China’s August exports fell less than expected but a steeper slide in imports pointed to continuing economic weakness, adding to concerns over the health of the economy, a day after foreign exchange reserves numbers revealed accelerating outflows.
The weak data raised expectations of more policy easing in the coming months. A Reuters poll at end-August showed a 80 percent of respondents expected a further cut in the reserve requirement ratio and 70 percent saw a chance of interest rate cuts.
“I’m not optimistic about the prospect of exports and it’s unlikely China can achieve the export target this year,” said Nie Wen, analyst at Hwabao Trust in Shanghai. “There will be at least three more reserve requirement rate cuts this year to counteract capital outflows.”
MSCI’s broadest index of Asia-Pacific shares outside Japan was up 0.2 percent but remained near a three-year low hit two weeks ago.
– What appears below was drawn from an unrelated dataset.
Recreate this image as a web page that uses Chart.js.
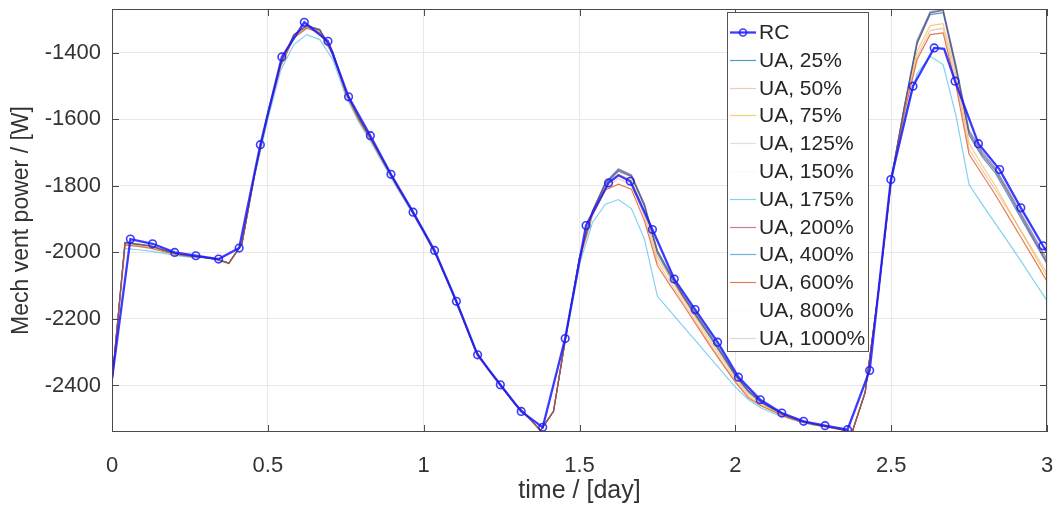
<!DOCTYPE html>
<html>
<head>
<meta charset="utf-8">
<script src="https://cdn.jsdelivr.net/npm/chart.js@4.4.1/dist/chart.umd.min.js"></script>
<style>
  html, body { margin: 0; padding: 0; background: #fff; }
</style>
</head>
<body>
<canvas id="chart" width="1058" height="508"></canvas>
<script>
// time axis ticks (days) and power ticks (W)
const xTicks = [0, 0.5, 1, 1.5, 2, 2.5, 3];
const yTicks = [-2400, -2200, -2000, -1800, -1600, -1400];

// RC model
const rcTime = [0, 0.059, 0.130, 0.201, 0.269, 0.342, 0.408, 0.476, 0.545, 0.617,
  0.693, 0.759, 0.829, 0.895, 0.966, 1.035, 1.105, 1.173, 1.246, 1.313,
  1.382, 1.454, 1.521, 1.593, 1.625, 1.663, 1.734, 1.804, 1.871, 1.943,
  2.010, 2.080, 2.149, 2.219, 2.288, 2.360, 2.431, 2.499, 2.570, 2.638,
  2.670, 2.705, 2.780, 2.848, 2.916, 2.987, 3.0];
const rcPower = [-2380, -1960, -1974, -2000, -2010, -2020, -1987, -1676, -1412, -1308,
  -1365, -1532, -1649, -1765, -1879, -1994, -2147, -2308, -2398, -2478,
  -2526, -2259, -1919, -1791, -1768, -1786, -1931, -2080, -2172, -2270,
  -2375, -2443, -2483, -2508, -2521, -2533, -2355, -1781, -1500, -1385,
  -1388, -1485, -1673, -1751, -1866, -1980, -2000];

// UA models, hourly samples
const uaHours = [0, 1, 2, 3, 4, 5, 6, 7, 8, 9, 10, 11, 12, 13, 14, 15, 16, 17, 18, 19,
  20, 21, 22, 23, 24, 25, 26, 27, 28, 29, 30, 31, 32, 33, 34, 35, 36, 37, 38, 39,
  40, 41, 42, 43, 44, 45, 46, 47, 48, 49, 50, 51, 52, 53, 54, 55, 56, 57, 58, 59,
  60, 61, 62, 63, 64, 65, 66, 67, 68, 69, 70, 71, 72];

const ua25 = [-2390, -1972, -1977, -1982, -1994, -2005, -2011, -2014, -2020, -2032,
  -1975, -1761, -1582, -1432, -1348, -1321, -1333, -1399, -1517, -1597,
  -1663, -1734, -1802, -1868, -1937, -2010, -2100, -2196, -2295, -2352,
  -2403, -2453, -2493, -2535, -2478, -2239, -2016, -1877, -1795, -1756,
  -1772, -1862, -2003, -2072, -2136, -2194, -2252, -2311, -2371, -2419,
  -2452, -2474, -2493, -2507, -2516, -2523, -2531, -2540, -2420, -2125,
  -1780, -1568, -1372, -1285, -1279, -1452, -1648, -1712, -1760, -1828,
  -1898, -1966, -2035];
const ua50 = [-2390, -1976, -1980, -1986, -1996, -2006, -2012, -2015, -2020, -2032,
  -1975, -1762, -1585, -1437, -1352, -1325, -1337, -1402, -1520, -1600,
  -1665, -1735, -1804, -1869, -1938, -2011, -2101, -2197, -2296, -2353,
  -2404, -2454, -2494, -2536, -2478, -2240, -2020, -1885, -1808, -1778,
  -1795, -1892, -2028, -2090, -2150, -2210, -2272, -2330, -2385, -2432,
  -2460, -2478, -2495, -2508, -2517, -2524, -2531, -2540, -2420, -2125,
  -1784, -1578, -1410, -1332, -1326, -1482, -1690, -1752, -1810, -1872,
  -1935, -1998, -2062];
const ua75 = [-2390, -1974, -1978, -1984, -1995, -2006, -2011, -2015, -2020, -2032,
  -1975, -1762, -1585, -1435, -1350, -1322, -1335, -1400, -1518, -1598,
  -1664, -1734, -1803, -1868, -1938, -2011, -2101, -2197, -2296, -2353,
  -2404, -2454, -2494, -2536, -2478, -2240, -2018, -1880, -1800, -1765,
  -1782, -1878, -2015, -2078, -2140, -2200, -2262, -2320, -2377, -2425,
  -2456, -2476, -2494, -2507, -2517, -2524, -2531, -2540, -2420, -2125,
  -1782, -1572, -1395, -1318, -1312, -1465, -1672, -1738, -1798, -1868,
  -1937, -2005, -2072];
const ua125 = [-2390, -1971, -1976, -1981, -1993, -2004, -2010, -2014, -2020, -2032,
  -1975, -1760, -1581, -1431, -1346, -1319, -1331, -1398, -1516, -1596,
  -1662, -1733, -1802, -1867, -1937, -2010, -2100, -2196, -2295, -2352,
  -2403, -2453, -2493, -2535, -2478, -2239, -2015, -1876, -1792, -1752,
  -1770, -1858, -1998, -2068, -2133, -2191, -2248, -2308, -2369, -2417,
  -2451, -2473, -2492, -2506, -2516, -2523, -2531, -2540, -2420, -2125,
  -1780, -1566, -1368, -1280, -1273, -1445, -1640, -1705, -1753, -1820,
  -1890, -1960, -2030];
const ua150 = [-2390, -1970, -1975, -1980, -1993, -2004, -2010, -2014, -2020, -2032,
  -1975, -1760, -1580, -1430, -1345, -1318, -1330, -1397, -1515, -1595,
  -1662, -1733, -1802, -1867, -1937, -2010, -2100, -2196, -2295, -2352,
  -2403, -2453, -2493, -2535, -2478, -2239, -2015, -1875, -1790, -1751,
  -1769, -1856, -1996, -2066, -2131, -2189, -2246, -2306, -2368, -2416,
  -2450, -2472, -2492, -2506, -2516, -2523, -2531, -2540, -2420, -2125,
  -1780, -1565, -1366, -1277, -1270, -1442, -1637, -1702, -1750, -1817,
  -1887, -1957, -2027];
const ua175 = [-2395, -1988, -1992, -1996, -2003, -2010, -2014, -2016, -2021, -2034,
  -1976, -1768, -1600, -1452, -1375, -1345, -1360, -1420, -1530, -1608,
  -1672, -1742, -1810, -1874, -1942, -2014, -2103, -2198, -2297, -2354,
  -2405, -2455, -2495, -2536, -2478, -2245, -2035, -1910, -1855, -1841,
  -1868, -1960, -2132, -2177, -2223, -2268, -2314, -2359, -2405, -2442,
  -2468, -2485, -2498, -2510, -2519, -2525, -2532, -2540, -2421, -2130,
  -1795, -1595, -1462, -1410, -1435, -1590, -1796, -1855, -1912, -1968,
  -2026, -2086, -2145];
const ua200 = [-2390, -1970, -1975, -1980, -1993, -2004, -2010, -2014, -2020, -2032,
  -1975, -1760, -1580, -1430, -1345, -1318, -1330, -1397, -1515, -1595,
  -1662, -1733, -1802, -1867, -1937, -2010, -2100, -2196, -2295, -2352,
  -2403, -2453, -2493, -2535, -2478, -2239, -2015, -1875, -1791, -1752,
  -1770, -1857, -1997, -2067, -2132, -2190, -2247, -2307, -2368, -2416,
  -2450, -2472, -2492, -2506, -2516, -2523, -2531, -2540, -2420, -2125,
  -1780, -1565, -1370, -1280, -1272, -1445, -1640, -1705, -1752, -1820,
  -1890, -1960, -2030];
const ua400 = [-2390, -1970, -1975, -1980, -1993, -2004, -2010, -2014, -2020, -2032,
  -1975, -1760, -1580, -1430, -1345, -1318, -1330, -1397, -1515, -1595,
  -1662, -1733, -1802, -1867, -1937, -2010, -2100, -2196, -2295, -2352,
  -2403, -2453, -2493, -2535, -2478, -2239, -2015, -1875, -1789, -1748,
  -1766, -1854, -1994, -2063, -2128, -2186, -2243, -2303, -2366, -2414,
  -2450, -2472, -2492, -2506, -2516, -2523, -2531, -2540, -2420, -2125,
  -1780, -1563, -1362, -1278, -1270, -1438, -1632, -1697, -1745, -1812,
  -1882, -1951, -2020];
const ua600 = [-2390, -1978, -1982, -1988, -1998, -2007, -2012, -2015, -2020, -2033,
  -1975, -1763, -1587, -1440, -1355, -1326, -1340, -1405, -1522, -1602,
  -1666, -1736, -1805, -1869, -1939, -2012, -2101, -2197, -2296, -2353,
  -2404, -2454, -2494, -2536, -2478, -2241, -2022, -1888, -1812, -1795,
  -1810, -1905, -2040, -2100, -2158, -2218, -2278, -2335, -2390, -2437,
  -2462, -2480, -2496, -2509, -2518, -2525, -2532, -2540, -2420, -2126,
  -1786, -1583, -1420, -1345, -1340, -1500, -1705, -1765, -1825, -1890,
  -1955, -2020, -2087];
const ua800 = [-2390, -1970, -1975, -1980, -1993, -2004, -2010, -2014, -2020, -2032,
  -1975, -1760, -1580, -1430, -1345, -1318, -1330, -1397, -1515, -1595,
  -1662, -1733, -1802, -1867, -1937, -2010, -2100, -2196, -2295, -2352,
  -2403, -2453, -2493, -2535, -2478, -2239, -2015, -1875, -1790, -1750,
  -1768, -1855, -1995, -2065, -2130, -2188, -2245, -2305, -2367, -2415,
  -2450, -2472, -2492, -2506, -2516, -2523, -2531, -2540, -2420, -2125,
  -1780, -1565, -1365, -1274, -1268, -1440, -1635, -1700, -1748, -1815,
  -1885, -1955, -2025];
const ua1000 = [-2390, -1970, -1975, -1980, -1993, -2004, -2010, -2014, -2020, -2032,
  -1975, -1760, -1580, -1430, -1345, -1318, -1330, -1397, -1515, -1595,
  -1662, -1733, -1802, -1867, -1937, -2010, -2100, -2196, -2295, -2352,
  -2403, -2453, -2493, -2535, -2478, -2239, -2015, -1875, -1790, -1750,
  -1768, -1855, -1995, -2065, -2130, -2188, -2245, -2305, -2367, -2415,
  -2450, -2472, -2492, -2506, -2516, -2523, -2531, -2540, -2420, -2125,
  -1780, -1565, -1365, -1275, -1268, -1440, -1635, -1700, -1748, -1815,
  -1885, -1955, -2025];

const uaLabels = ['UA, 25%', 'UA, 50%', 'UA, 75%', 'UA, 125%', 'UA, 150%', 'UA, 175%',
  'UA, 200%', 'UA, 400%', 'UA, 600%', 'UA, 800%', 'UA, 1000%'];
const uaSeries = [ua25, ua50, ua75, ua125, ua150, ua175, ua200, ua400, ua600, ua800, ua1000];
const uaColors = [
  'rgba(0,114,189,0.7)',
  'rgba(217,83,25,0.32)',
  'rgba(237,177,32,0.6)',
  'rgba(126,47,142,0.18)',
  'rgba(119,172,48,0.05)',
  'rgba(77,190,238,0.7)',
  'rgba(162,20,47,0.55)',
  'rgba(0,114,189,0.55)',
  'rgba(217,83,25,0.75)',
  'rgba(237,177,32,0.05)',
  'rgba(126,47,142,0.22)'
];

const toPoints = (xs, ys) => xs.map((x, i) => ({ x: x, y: ys[i] }));

// line vertices of RC that carry no circle (ends, sharp peak corners)
const rcPlain = [0, 24, 40, rcTime.length - 1];

const datasets = [{
  label: 'RC',
  data: toPoints(rcTime, rcPower),
  borderColor: 'rgba(25,25,255,0.85)',
  borderWidth: 2.3,
  pointRadius: ctx => rcPlain.includes(ctx.dataIndex) ? 0 : 3.8,
  pointBorderWidth: 1.6,
  pointBorderColor: 'rgba(25,25,255,0.85)',
  pointBackgroundColor: 'rgba(0,0,0,0)',
  tension: 0,
  order: 0
}];
uaSeries.forEach((s, i) => {
  datasets.push({
    label: uaLabels[i],
    data: toPoints(uaHours.map(h => h / 24), s),
    borderColor: uaColors[i],
    borderWidth: 1.2,
    pointRadius: 0,
    tension: 0,
    // later series on top, as in the original plot
    order: 100 - i
  });
});

// box with inward ticks, drawn over the lines
const axesBox = {
  id: 'axesBox',
  afterDatasetsDraw(chart) {
    const { ctx, chartArea: a, scales } = chart;
    ctx.save();
    ctx.strokeStyle = '#4a4a4a';
    ctx.lineWidth = 1;
    ctx.strokeRect(a.left + 0.5, a.top + 0.5, a.right - a.left - 1, a.bottom - a.top - 1);
    ctx.beginPath();
    yTicks.forEach(v => {
      const py = Math.round(scales.y.getPixelForValue(v)) + 0.5;
      ctx.moveTo(a.left, py); ctx.lineTo(a.left + 7, py);
      ctx.moveTo(a.right, py); ctx.lineTo(a.right - 7, py);
    });
    xTicks.forEach(v => {
      const px = Math.round(scales.x.getPixelForValue(v)) + 0.5;
      ctx.moveTo(px, a.bottom); ctx.lineTo(px, a.bottom - 7);
      ctx.moveTo(px, a.top); ctx.lineTo(px, a.top + 7);
    });
    ctx.stroke();
    ctx.restore();
  }
};

// legend box inside the plot, top right
const insideLegend = {
  id: 'insideLegend',
  afterDraw(chart) {
    const ctx = chart.ctx;
    const x0 = 727, y0 = 12, w = 141, h = 339, step = 27.8;
    ctx.save();
    ctx.fillStyle = '#fff';
    ctx.fillRect(x0, y0, w, h);
    ctx.strokeStyle = '#555';
    ctx.lineWidth = 1;
    ctx.strokeRect(x0 + 0.5, y0 + 0.5, w, h);
    ctx.font = '21px "Liberation Sans", Arial, sans-serif';
    ctx.textBaseline = 'middle';
    chart.data.datasets.forEach((ds, i) => {
      const y = Math.round(y0 + 20 + i * step) + 0.5;
      ctx.strokeStyle = ds.borderColor;
      ctx.lineWidth = ds.borderWidth;
      ctx.beginPath();
      ctx.moveTo(x0 + 3, y);
      ctx.lineTo(x0 + 29, y);
      ctx.stroke();
      if (i === 0) {
        ctx.lineWidth = 1.6;
        ctx.beginPath();
        ctx.arc(x0 + 16, y, 3.5, 0, Math.PI * 2);
        ctx.stroke();
      }
      ctx.fillStyle = '#262626';
      ctx.fillText(ds.label, x0 + 32, y + 1);
    });
    ctx.restore();
  }
};

Chart.defaults.font.family = '"Liberation Sans", Arial, sans-serif';
Chart.defaults.color = '#333';

new Chart(document.getElementById('chart').getContext('2d'), {
  type: 'line',
  data: { datasets: datasets },
  options: {
    responsive: false,
    animation: false,
    layout: { padding: { top: 9, right: 11, left: 0, bottom: 0 } },
    plugins: { legend: { display: false }, tooltip: { enabled: false } },
    scales: {
      x: {
        type: 'linear',
        min: 0,
        max: 3,
        afterBuildTicks: s => { s.ticks = xTicks.map(v => ({ value: v })); },
        afterFit: s => { s.height = 76; s.paddingLeft = 0; s.paddingRight = 0; },
        ticks: { callback: v => String(v), font: { size: 22 }, padding: 21, maxRotation: 0 },
        grid: { color: '#e8e8e8', drawTicks: false },
        border: { display: false },
        title: { display: true, text: 'time / [day]', font: { size: 25 }, padding: { top: 0, bottom: 2 } }
      },
      y: {
        type: 'linear',
        min: -2540,
        max: -1268,
        afterBuildTicks: s => { s.ticks = yTicks.map(v => ({ value: v })); },
        afterFit: s => { s.width = 112; s.paddingTop = 0; s.paddingBottom = 0; },
        ticks: { callback: v => String(v), font: { size: 22 }, padding: 11 },
        grid: { color: '#e8e8e8', drawTicks: false },
        border: { display: false },
        title: { display: true, text: 'Mech vent power / [W]', font: { size: 23 }, padding: { top: 8, bottom: 0 } }
      }
    }
  },
  plugins: [axesBox, insideLegend]
});
</script>
</body>
</html>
U.S. stock futures (ESc1) trimmed gains to 0.6 percent after a long weekend.
Japan’s Nikkei (.N225) fell 1.8 percent, extending its rebound from a seven-month low hit early on Monday while Australia (.AXJO) rose 0.7 percent in early trades.
Chinese stocks (.SSEC) extended losses, while Hong Kong edged higher.
Highlighting the growing concerns about economic stability and capital outflows from China, its foreign exchange reserves fell by a record $ 94 billion in August as the central bank struggled to steady the yuan after its surprise devaluation.
Nomura strategists reckon that once adjusted for currency revaluation effects, the decline in reserves was more likely around $ 129 billion. That comes after a 2.6 percent monthly drop in the value of the yuan against the U.S. dollar, and raised doubts about how long China can continue supporting the yuan at current levels if the economy continues to cool.
“The fall was larger than market expectations…Coupled with other data, it shows that the Chinese authorities have been intervening to support the yuan as capital outflows continue,” said Shin Kadota, chief FX strategist at Barclays in Tokyo.
In contrast to Beijing’s mountain of reserves backing the yuan, other emerging market currencies weren’t so lucky.
Malaysia’s ringgit (MYR=) plumbed fresh 17-year lows while the Indonesian rupiah (IDR=) slipped towards 14,500 – levels not seen since the Asian financial crisis, both under pressure because of relatively limited foreign currency reserves.
With U.S. financial markets shut on Monday, the dollar moved little against major currencies.
The dollar index stood at 96.159 (=USD), little changed from late last week.
Against the yen, the dollar ticked up slightly to 119.37 yen (JPY=), still half-way in recovering its losses on Friday. The euro stood little changed at $ 1.11670 (EUR=).
Oil prices fell more than 3 percent on Monday as the drop in Chinese share prices and record North Sea production added to global oversupply concerns.
Brent crude futures (LCOc1) rose 0.7 percent to $ 47.94 after a 3.7 percent fall on Monday. They still traded below the 50 percent retracement of their rally late August to $ 54.32 from 1/2-year low of $ 42.23.